Heros Of Vitamin C
The twentieth century had its vitamin C heroes. Among them
Dr. Albert Szent-Gyorgyi (credited with discovering ascorbic acid crystals),
Irwin Stone (vitamin C as a missing link),
Linus Pauling (vitamin C and the common cold),
Frederick Klenner, MD (pioneer in megadoses of C), and
Robert Cathcart, MD (who developed the bowel-tolerance model of vitamin C dosage).
Vitamin C Keeps Us Together
This is the literal Truth. The presence of vitamin C is imperative to the health of every tissue and organ in our body. This is because the primary biochemical function of vitamin C is the synthesis of collagen. (Yes, this is the same material that is injected into lips and facial creases to create plumping. It also appears as an ingredient in cosmetics). Collagen is the body’s most important structural substance. It is a proteinous glue that supports and holds the tissues and organs together.
Collagen comprises about one-third of the body’s total protein weight, and is its most extensive tissue system. Collagen provides bones with toughness and flexibility while preventing brittleness. It strengthens the arteries and veins, supports the muscles, and toughens the ligaments. It supplies scar tissue for healing wounds and keeps our skin tissues soft, firm, and youthful. Not surprisingly, collagen is intimately connected with the entire aging process. Quite simply, without vitamin C, the body simply disintegrates.
In fact, this disintegration has a name. It is called scurvy. All vitamins have deficiency diseases associated with them. Scurvy is the deficiency disease of vitamin C, and it has caused the deaths of untold millions. It was 70 years before the British Navy mandated the stowing of citrus into ships’ stores. An estimated two million seamen died of scurvy. There’s more info in Scurvy: Disease of Discovery, by Jonathan Lamb.

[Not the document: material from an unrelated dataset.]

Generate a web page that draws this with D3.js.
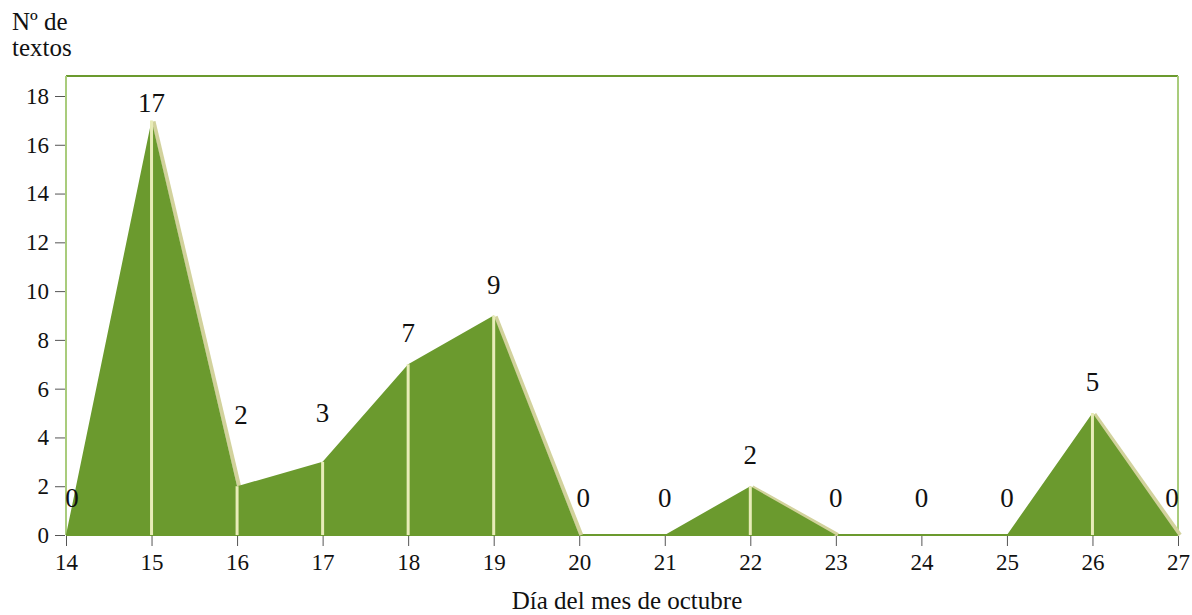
<!DOCTYPE html>
<html><head><meta charset="utf-8">
<script src="https://cdn.jsdelivr.net/npm/d3@7/dist/d3.min.js"></script>
<style>body{margin:0;background:#fff}svg{display:block}text{font-family:"Liberation Serif","DejaVu Serif",serif;fill:#111}</style>
</head><body><svg id="c" width="1192" height="615"></svg>
<script>
const days = [14,15,16,17,18,19,20,21,22,23,24,25,26,27];
const texts = [0,17,2,3,7,9,0,0,2,0,0,0,5,0];
const yTicks = [0,2,4,6,8,10,12,14,16,18];
const xTitle = "Día del mes de octubre";
const yTitle = ["Nº de","textos"];

const svg = d3.select("#c");
const L=66, R=1178, T=76, B=535;
const x = d3.scaleLinear().domain([14,27]).range([L,R]);
const y = d3.scaleLinear().domain([0,18]).range([B,96]);
const data = days.map((d,i)=>({d, v:texts[i]}));
const green="#6b9a2e";

// frame
svg.append("line").attr("x1",L).attr("x2",R).attr("y1",T).attr("y2",T).attr("stroke",green).attr("stroke-width",2);
svg.append("line").attr("x1",L).attr("x2",L).attr("y1",T).attr("y2",B).attr("stroke","#a9cc7c").attr("stroke-width",2);
svg.append("line").attr("x1",R).attr("x2",R).attr("y1",T).attr("y2",B).attr("stroke","#a9cc7c").attr("stroke-width",2);
svg.append("line").attr("x1",L).attr("x2",R).attr("y1",B).attr("y2",B).attr("stroke",green).attr("stroke-width",2);

// descending edge highlight
for(let i=0;i<data.length-1;i++){
  if(data[i+1].v<data[i].v){
    svg.append("line").attr("x1",x(data[i].d)+2).attr("y1",y(data[i].v)+1)
      .attr("x2",x(data[i+1].d)+2).attr("y2",y(data[i+1].v))
      .attr("stroke","#d2d29c").attr("stroke-width",4);
  }
}
// area
svg.append("path").datum(data)
  .attr("d",d3.area().x(d=>x(d.d)).y0(B).y1(d=>y(d.v)))
  .attr("fill",green);
// vertical drop lines
svg.selectAll(".drop").data(data.filter(d=>d.v>0)).join("line")
  .attr("x1",d=>x(d.d)).attr("x2",d=>x(d.d)).attr("y1",d=>y(d.v)).attr("y2",B)
  .attr("stroke","#e8ecb8").attr("stroke-width",3);

// axes
const yAxis = d3.axisLeft(y).tickValues(yTicks).tickSize(10).tickPadding(6);
const gy = svg.append("g").attr("transform",`translate(${L-1},0)`).call(yAxis);
gy.select(".domain").remove();
gy.selectAll(".tick line").attr("stroke","#555");
gy.selectAll(".tick text").attr("font-size",23).attr("font-family","Liberation Serif").attr("fill","#111");

const xAxis = d3.axisBottom(x).tickValues(days).tickFormat(d3.format("d")).tickSize(10).tickPadding(8);
const gx = svg.append("g").attr("transform",`translate(0,${B+1})`).call(xAxis);
gx.select(".domain").remove();
gx.selectAll(".tick line").attr("stroke","#555");
gx.selectAll(".tick text").attr("font-size",23).attr("font-family","Liberation Serif").attr("fill","#111");

// value labels
const nudgeX = {14:6,16:4,27:-6,20:4};
const extraUp = {16:40,17:18};
svg.selectAll(".val").data(data).join("text")
  .attr("x",d=>x(d.d)+(nudgeX[d.d]||0))
  .attr("y",d=>(d.v===0? B-28 : Math.max(112, y(d.v)-22-(extraUp[d.d]||0))))
  .attr("text-anchor","middle").attr("font-size",27)
  .text(d=>d.v);

// titles
svg.append("text").attr("x",627).attr("y",609).attr("text-anchor","middle").attr("font-size",25).text(xTitle);
svg.selectAll(".yt").data(yTitle).join("text").attr("x",12).attr("y",(d,i)=>30+i*26).attr("font-size",25).text(d=>d);
</script></body></html>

By the late 1700s, James Lind, an Englishman (and later a ship’s surgeon), had conducted the first known controlled clinical study. His results demonstrated that men sick with “the scurvy” would recover rapidly when given fresh citrus. This eventually lead to British sailors eating limes, resulting in the sobriquet “Limeys”. Today in Western countries, scurvy is rare.
The tradition of policy lagging behind best practices backed by science continues today.
Without sufficient vitamin C, the body is unable to produce collagen. Gums bleed, leading to loss of teeth; bones become brittle and fracture; weakened arteries rupture and hemorrhage; muscles are useless. Wounds and sores never heal. As we have noted, eventually, the afflicted person dies. In essence, they fall apart.
Makes you want to start paying attention to how much vitamin C is in your daily diet, doesn’t it?